I'm not one of those yearning for a bipartisan love fest to end the political gridlock in Washington. In fact, I'm one of those who gets a little nervous when it looks like the two sides might stumble onto the same page. This makes me very nervous.
Presidential hopefuls in both parties agree on at least one thing: Economic mobility, and the feeling of many Americans that they are being shut out from the nation’s prosperity, will be a defining theme of the 2016 campaign.
Former Florida governor Jeb Bush last week became the latest Republican to signal a readiness to engage Democrats on what historically has been their turf, putting issues of middle-class wage stagnation, poverty and shared prosperity at the forefront of their political messages.
Bush’s framing of the economic and social challenges facing the country nearly mirrors that of likely Democratic candidate Hillary Rodham Clinton, as well as other possible contenders on the left. Sen. Marco Rubio (R-Fla.) has written a book on the subject, “American Dreams: Restoring Economic Opportunity for Everyone,” to be published this week, while Sen. Rand Paul (R-Ky.) has proposed policies for distressed communities that he sees as “the ticket to the middle class.”

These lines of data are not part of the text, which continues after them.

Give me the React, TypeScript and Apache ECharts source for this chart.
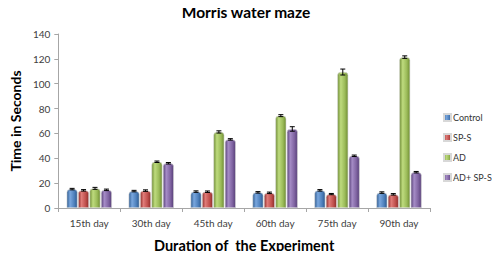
import React, { useEffect, useRef } from "react";
import * as echarts from "echarts";

const categories = ["15th day", "30th day", "45th day", "60th day", "75th day", "90th day"];
const seriesNames = ["Control", "SP-S", "AD", "AD+ SP-S"];
const controlValues = [15.2, 13.6, 13.2, 12.6, 14.2, 12.4];
const spsValues = [14.2, 14.0, 13.1, 12.2, 11.2, 11.0];
const adValues = [15.8, 37.2, 61.2, 74.3, 109.4, 121.4];
const adSpsValues = [14.6, 36.0, 55.2, 63.6, 42.0, 28.8];
const controlErr = [0.6, 0.6, 0.6, 0.6, 0.6, 0.6];
const spsErr = [0.6, 0.6, 0.6, 0.6, 0.5, 0.6];
const adErr = [0.8, 0.6, 0.9, 0.8, 2.4, 1.0];
const adSpsErr = [0.6, 0.6, 0.6, 1.8, 0.6, 0.6];
const yTicks = [0, 20, 40, 60, 80, 100, 120, 140];

const allValues = [controlValues, spsValues, adValues, adSpsValues];
const allErrs = [controlErr, spsErr, adErr, adSpsErr];
const baseColors = ["#4F81BD", "#C0504D", "#9BBB59", "#8064A2"];
const darkColors = ["#2C5A8F", "#8E2D2A", "#6E8C32", "#573F78"];
const lightColors = ["#7AA7DE", "#E07C79", "#BEDB7E", "#A58CC6"];

const CAT_GAP = 0.27;
const BAR_GAP = 0.05;
const FONT = "Lato, 'Open Sans', sans-serif";

export default function App() {
  const ref = useRef<HTMLDivElement>(null);
  useEffect(() => {
    if (!ref.current) return;
    const chart = echarts.init(ref.current, null, { renderer: "svg" });
    const barSeries = seriesNames.map((name, i) => ({
      name,
      type: "bar",
      data: allValues[i],
      barGap: BAR_GAP * 100 + "%",
      barCategoryGap: CAT_GAP * 100 + "%",
      itemStyle: {
        color: {
          type: "linear",
          x: 0,
          y: 0,
          x2: 1,
          y2: 0,
          colorStops: [
            { offset: 0, color: darkColors[i] },
            { offset: 0.3, color: lightColors[i] },
            { offset: 0.7, color: baseColors[i] },
            { offset: 1, color: darkColors[i] },
          ],
        },
        borderColor: "#D8D8D8",
        borderWidth: 0.6,
        borderRadius: [3, 3, 0, 0],
      },
    }));
    const errData: number[][] = [];
    allValues.forEach((vals, si) => {
      vals.forEach((v, ci) => errData.push([ci, v, allErrs[si][ci], si]));
    });
    const errSeries = {
      type: "custom",
      name: "err",
      z: 10,
      encode: { x: 0, y: 1 },
      data: errData,
      renderItem: (params: any, api: any) => {
        const ci = api.value(0);
        const v = api.value(1);
        const e = api.value(2);
        const si = api.value(3);
        const catW = api.size([1, 0])[0];
        const band = catW * (1 - CAT_GAP);
        const barW = band / (4 + 3 * BAR_GAP);
        const center = api.coord([ci, v]);
        const x = center[0] - band / 2 + barW * (si + 0.5) + si * BAR_GAP * barW;
        const top = api.coord([ci, v + e])[1];
        const bot = api.coord([ci, v - e])[1];
        const cap = 2.5;
        const style = { stroke: "#000", lineWidth: 1 };
        return {
          type: "group",
          children: [
            { type: "line", shape: { x1: x, y1: top, x2: x, y2: bot }, style },
            { type: "line", shape: { x1: x - cap, y1: top, x2: x + cap, y2: top }, style },
            { type: "line", shape: { x1: x - cap, y1: bot, x2: x + cap, y2: bot }, style },
          ],
        };
      },
    };
    chart.setOption({
      animation: false,
      textStyle: { fontFamily: FONT },
      graphic: [
        {
          type: "text",
          x: 246,
          y: 4,
          style: {
            text: "Morris water maze",
            textAlign: "center",
            textVerticalAlign: "top",
            fontFamily: FONT,
            fontSize: 15.5,
            fontWeight: "bold",
            fill: "#000",
          },
        },
      ],
      legend: {
        data: seriesNames,
        orient: "vertical",
        left: 443,
        top: 113,
        padding: 0,
        itemGap: 11,
        itemWidth: 7,
        itemHeight: 7,
        textStyle: {
          fontFamily: FONT,
          fontSize: 9,
          color: "#333",
          padding: [0, 0, 0, -3],
        },
        icon: "rect",
      },
      grid: { left: 54, right: 70, top: 34, bottom: 51, containLabel: false },
      xAxis: {
        type: "category",
        data: categories,
        name: "Duration of  the Experiment",
        nameLocation: "middle",
        nameGap: 30,
        nameTextStyle: { fontFamily: FONT, fontSize: 14.5, fontWeight: "bold", color: "#000" },
        axisLine: { lineStyle: { color: "#A6A6A6" } },
        axisTick: { show: true, length: 4, lineStyle: { color: "#A6A6A6" } },
        axisLabel: { fontFamily: FONT, fontSize: 10, color: "#404040", margin: 10 },
      },
      yAxis: {
        type: "value",
        min: 0,
        max: 140,
        interval: 20,
        name: "Time in Seconds",
        nameLocation: "middle",
        nameGap: 34,
        nameTextStyle: { fontFamily: FONT, fontSize: 14, fontWeight: "bold", color: "#000" },
        axisLine: { show: true, lineStyle: { color: "#A6A6A6" } },
        axisTick: { show: true, length: 4, lineStyle: { color: "#A6A6A6" } },
        splitLine: { show: false },
        axisLabel: {
          fontFamily: FONT,
          fontSize: 10,
          color: "#404040",
          margin: 8,
          formatter: (v: number) => (yTicks.includes(v) ? String(v) : ""),
        },
      },
      series: [...barSeries, errSeries],
    });
    return () => chart.dispose();
  }, []);
  return <div ref={ref} style={{ width: 500, height: 259, margin: -8 }} />;
}
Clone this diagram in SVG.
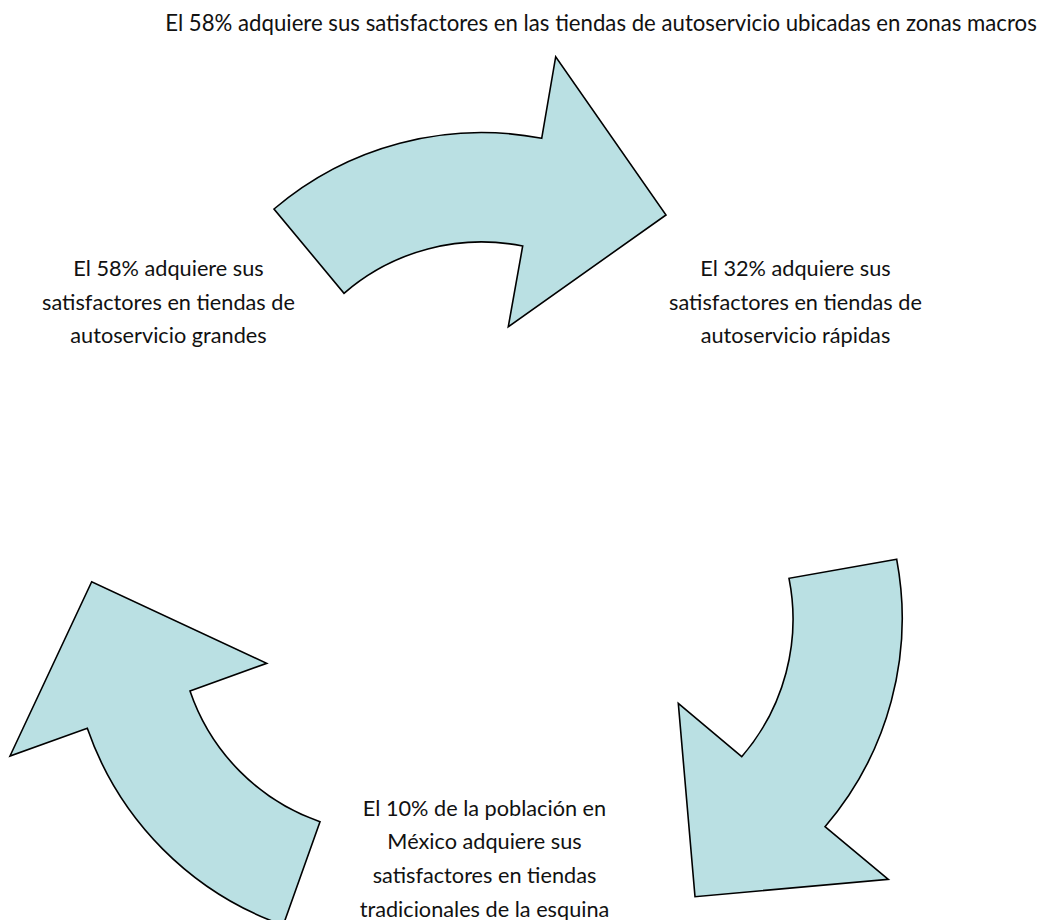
<svg xmlns="http://www.w3.org/2000/svg" width="1040" height="920" viewBox="0 0 1040 920">
  <style>
    .arrow { fill: #BAE0E3; stroke: #000000; stroke-width: 1.6; stroke-linejoin: miter; }
    .lbl { font-family: "Lato", "Liberation Sans", sans-serif; font-size: 21.7px; fill: #111111; text-anchor: middle; }
    .head { font-size: 22.2px; }
  </style>
  <rect width="1040" height="920" fill="#FFFFFF"/>
  <g id="connectors">
    <path id="arrow-top" class="arrow" d="M274,209 A320,320 0 0 1 541.7,138.3 L555.7,56.7 L666,215 L508.3,326.7 L522.7,246 A210,210 0 0 0 344,293.3 Z"/>
    <path id="arrow-bottom-right" class="arrow" d="M896.7,559.3 L789,578.3 A210,210 0 0 1 741.7,756.7 L678.3,703.3 L695,896.7 L888.3,879.3 L825,826.7 A320,320 0 0 0 896.7,559.3 Z"/>
    <path id="arrow-bottom-left" class="arrow" d="M320,821.7 A210,210 0 0 1 190,691 L266.7,663.3 L91.7,581.7 L10,756 L87.3,728.3 A320,320 0 0 0 283.2,925.2 Z"/>
  </g>
  <g id="node-top">
    <text class="lbl head" x="601" y="31">El 58% adquiere sus satisfactores en las tiendas de autoservicio ubicadas en zonas macros</text>
  </g>
  <g id="node-left">
    <text class="lbl" x="168.5" y="276">El 58% adquiere sus</text>
    <text class="lbl" x="168.5" y="309.7">satisfactores en tiendas de</text>
    <text class="lbl" x="168.5" y="343.4">autoservicio grandes</text>
  </g>
  <g id="node-right">
    <text class="lbl" x="795.5" y="276">El 32% adquiere sus</text>
    <text class="lbl" x="795.5" y="309.7">satisfactores en tiendas de</text>
    <text class="lbl" x="795.5" y="343.4">autoservicio rápidas</text>
  </g>
  <g id="node-bottom">
    <text class="lbl" x="484.5" y="815.5">El 10% de la población en</text>
    <text class="lbl" x="484.5" y="849.2">México adquiere sus</text>
    <text class="lbl" x="484.5" y="882.9">satisfactores en tiendas</text>
    <text class="lbl" x="484.5" y="916.6">tradicionales de la esquina</text>
  </g>
</svg>
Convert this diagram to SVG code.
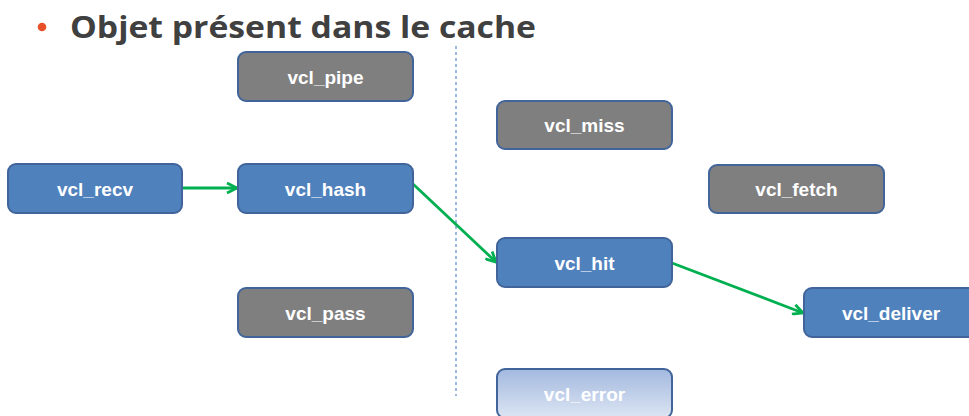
<svg xmlns="http://www.w3.org/2000/svg" width="969" height="416" viewBox="0 0 969 416">
<style>
.box{stroke:#41649A;stroke-width:2}
.blue{fill:#4F81BD}
.gray{fill:#7F7F7F}
.lbl{font-family:"Liberation Sans",Arial,sans-serif;font-weight:bold;font-size:19px;fill:#FFFFFF;text-anchor:middle}
.title{font-family:"Open Sans","Liberation Sans",sans-serif;font-weight:bold;font-size:31px;fill:#404040}
.conn{stroke:#00B050;stroke-width:2.8;fill:none;marker-end:url(#arr)}
</style>
<defs>
<marker id="arr" viewBox="0 0 12 12" refX="11" refY="6" markerWidth="12" markerHeight="12" markerUnits="userSpaceOnUse" orient="auto">
<path d="M1,1 L11,6 L1,11" fill="none" stroke="#00B050" stroke-width="2.8"/>
</marker>
<linearGradient id="errg" x1="0" y1="0" x2="0" y2="1">
<stop offset="0" stop-color="#A3B9DF"/>
<stop offset="1" stop-color="#DCE5F3"/>
</linearGradient>
</defs>
<rect width="969" height="416" fill="#FFFFFF"/>
<circle cx="42" cy="27" r="4.3" fill="#E8502A"/>
<text class="title" x="70" y="38" textLength="466" lengthAdjust="spacingAndGlyphs">Objet présent dans le cache</text>
<line x1="456" y1="46" x2="456" y2="396" stroke="#7BA3D6" stroke-width="1.5" stroke-dasharray="3,3"/>
<g id="connectors">
<line class="conn" x1="182" y1="188" x2="237" y2="188"/>
<line class="conn" x1="413" y1="184" x2="496" y2="262"/>
<line class="conn" x1="672" y1="263" x2="803" y2="313"/>
</g>
<g id="vcl_pipe"><rect class="box gray" x="238" y="52" width="175" height="49" rx="8"/><text class="lbl" x="325.5" y="84">vcl_pipe</text></g>
<g id="vcl_recv"><rect class="box blue" x="8" y="164" width="174" height="49" rx="8"/><text class="lbl" x="95" y="196">vcl_recv</text></g>
<g id="vcl_hash"><rect class="box blue" x="238" y="164" width="175" height="49" rx="8"/><text class="lbl" x="325.5" y="196">vcl_hash</text></g>
<g id="vcl_pass"><rect class="box gray" x="238" y="288" width="175" height="49" rx="8"/><text class="lbl" x="325.5" y="320">vcl_pass</text></g>
<g id="vcl_miss"><rect class="box gray" x="497" y="101" width="175" height="48" rx="8"/><text class="lbl" x="584.5" y="132">vcl_miss</text></g>
<g id="vcl_fetch"><rect class="box gray" x="709" y="165" width="175" height="48" rx="8"/><text class="lbl" x="796.5" y="196">vcl_fetch</text></g>
<g id="vcl_hit"><rect class="box blue" x="497" y="238" width="175" height="49" rx="8"/><text class="lbl" x="584.5" y="270">vcl_hit</text></g>
<g id="vcl_deliver"><rect class="box blue" x="804" y="288" width="176" height="49" rx="8"/><text class="lbl" x="891" y="320">vcl_deliver</text></g>
<g id="vcl_error"><rect class="box" fill="url(#errg)" x="497" y="369" width="175" height="49" rx="8"/><text class="lbl" x="584.5" y="401">vcl_error</text></g>
</svg>
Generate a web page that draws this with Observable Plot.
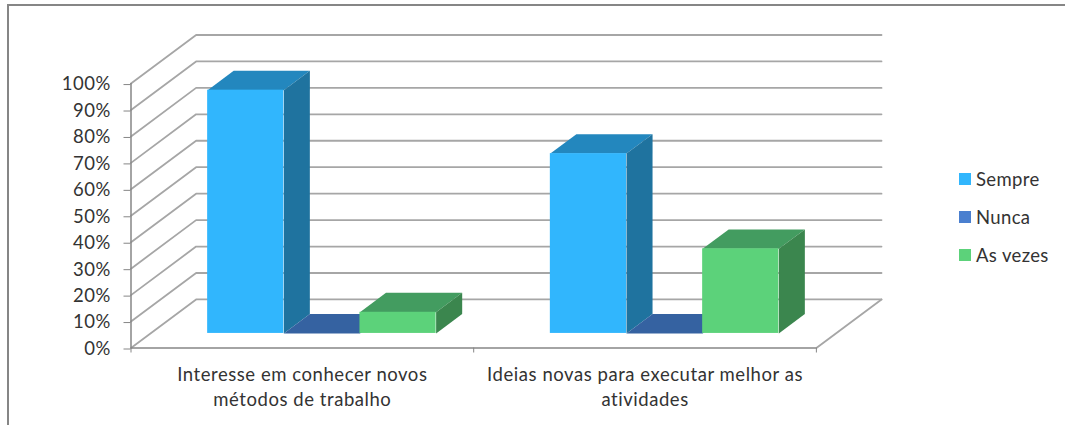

There are two basic approaches to income equality, middle-class stagnation, people finding it tough to break out of poverty, etc., etc. You can empower people by, chief among the remedies, getting government out of the way, or you can keep mixing and matching various redistributionist policies. If I thought Republicans were trying to come up with better conservative solutions or trying to better explaine the ones they've already embraced, I'd feel OK about this. But what they really seem to be doing is trying to sneak onto the pass-the-goodies-around playing field so long dominated by liberals. I fear that the debate I want to hear about government economic policies just ain't gonna happen. As a member of that stagnating middle class, my plea to Washington is, "Stop helping me, please, while I still have a few dollars left."